In response to this incident, we helped scale the service and put in a deployment block with the goal of preventing the service from being deployed to production again until the issue was resolved.

On January 25, 2024, between 01:05 am UTC and 01:42 am UTC, a separate automated deployment process ran to deploy services that were not deployed in the previous seven days. This deployment also caused the dependent service to run at a lower-than-desired capacity, resulting in degraded performance in Confluence. The issue was detected within 10 minutes by an automated monitoring system and mitigated by scaling out nodes manually. The total time to resolution was about 37 minutes.

IMPACT

The overall impact was on January 18, 2024, between 01:12 am UTC and 02:12 am UTC, and then on January 25, 2024, between 01:05 am UTC and 01:42 am UTC. These incidents caused service disruption to customers in the APAC region where they may have noticed timeouts and failed requests for viewing pages, creating pages, and other functionality of Confluence Cloud.

ROOT CAUSE

The issue was caused by a deployment of a downstream service that had not scaled to meet the growing traffic. As a result, Confluence Cloud saw timeouts and errors in their requests and the users received HTTP 500 errors.

REMEDIAL ACTIONS PLAN & NEXT STEPS

‌

We know that outages impact your productivity. We are prioritizing the following improvement actions to avoid repeating this type of incident.
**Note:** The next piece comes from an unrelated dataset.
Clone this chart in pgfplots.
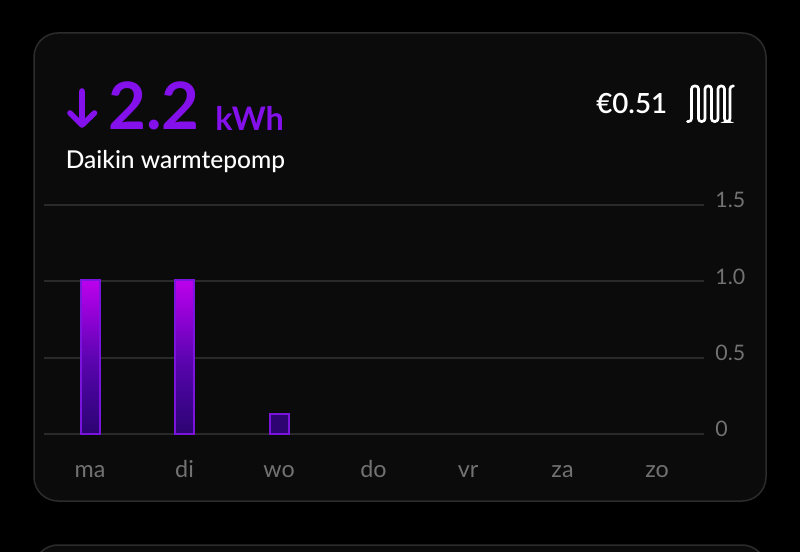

Ensure the right capacity for the target service pool during deployment.

We apologize to customers whose services were impacted during this incident; we are taking immediate steps to improve the platform’s performance and availability.

Thanks,

Atlassian Customer Support

Posted Jan 31, 2024 - 01:25 UTC

Resolved

Between 1:05 AM UTC - 1:48 AM UTC, some customers in Asia Pacific region experienced degraded performance for Confluence. The root cause was a bug in our deployment process and we also found that a previous mitigation put in place for a similar issue was not functioning as expected. These issues have been resolved and the service is now operating normally.

Posted Jan 26, 2024 - 02:54 UTC

Monitoring

We have identified the root cause of the performance degradation for Confluence in Asia Pacific region and have mitigated the problem. We are now monitoring this incident closely.

Posted Jan 26, 2024 - 02:21 UTC

Investigating

We are investigating cases of degraded performance for some Confluence Cloud customers. We will provide more details within the next hour.

Posted Jan 26, 2024 - 01:34 UTC

This incident affected: View Content, Create and Edit, Comments, Search, and Administration.